Washington, D.C.- In response to private equity’s growing encroachment into the retirement services industry – the International Brotherhood of Teamsters and UNITE HERE have announced an alliance to strengthen the protection of pension benefits.
The two unions cited the recent multi-billion-dollar pension buyout deals by Apollo Global Management’s (NYSE: APO) Athene subsidiary as the spark for the new alliance. Athene claimed the top spot in the so-called pension risk transfer (PRT) market in 2020 and 2021, assuming tens of billions of dollars of pension obligations from large corporate plans including JC Penney, Alcoa, Lockheed, and Lumen Technologies.
The two labor organizations plan to advocate for more state and federal oversight of group annuity providers.
Of particular concern are risk transfers. The Teamsters and UNITE HERE are concerned that workers’ retirement assets are being moved into complex financial structures that lack transparency. Private equity owners may be using investment strategies that have heightened credit and liquidity risks.

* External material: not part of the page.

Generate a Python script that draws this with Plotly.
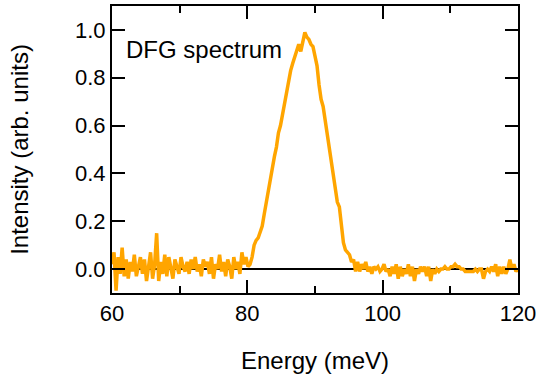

Athene typically has reinsured most of its assumed pension obligations to affiliates based in Bermuda. A California-based Apollo affiliate then would sell some of the corporate and government bonds backing the pension obligations and replace them with relatively illiquid investments like collateralized loan obligations, private buyout loans, and various alternative investments. Many of these replacement investments were originated or managed by other Apollo affiliates, which resulted in additional fees paid to Apollo.
The issue has drawn the attention of Senate Banking Committee Chairman Sherrod Brown, who recently requested that both the Federal Insurance Office (FIO) and the National Association of Insurance Commissioners (NAIC) look into the issue of private equity insurers in the pension buyout market and how the safety of retirees’ benefits may be affected.
The union initiative was prompted in part by years of inaction on the part of state insurance regulators. “We need more than slogans and study groups,” said UNITE HERE President D. Taylor. “They’ve been studying these issues for years. Meanwhile, hundreds of thousands of workers have seen their pensions handed over to private equity-backed insurance companies. The stakes of continued inaction are just too high.”
Taylor said in addition to advocating for updated fiduciary guidance and more effective state and federal regulation of annuity providers, the union alliance is exploring ways to negotiate protections into union contracts that would give workers a voice when companies seek to transfer pension obligations to insurance companies.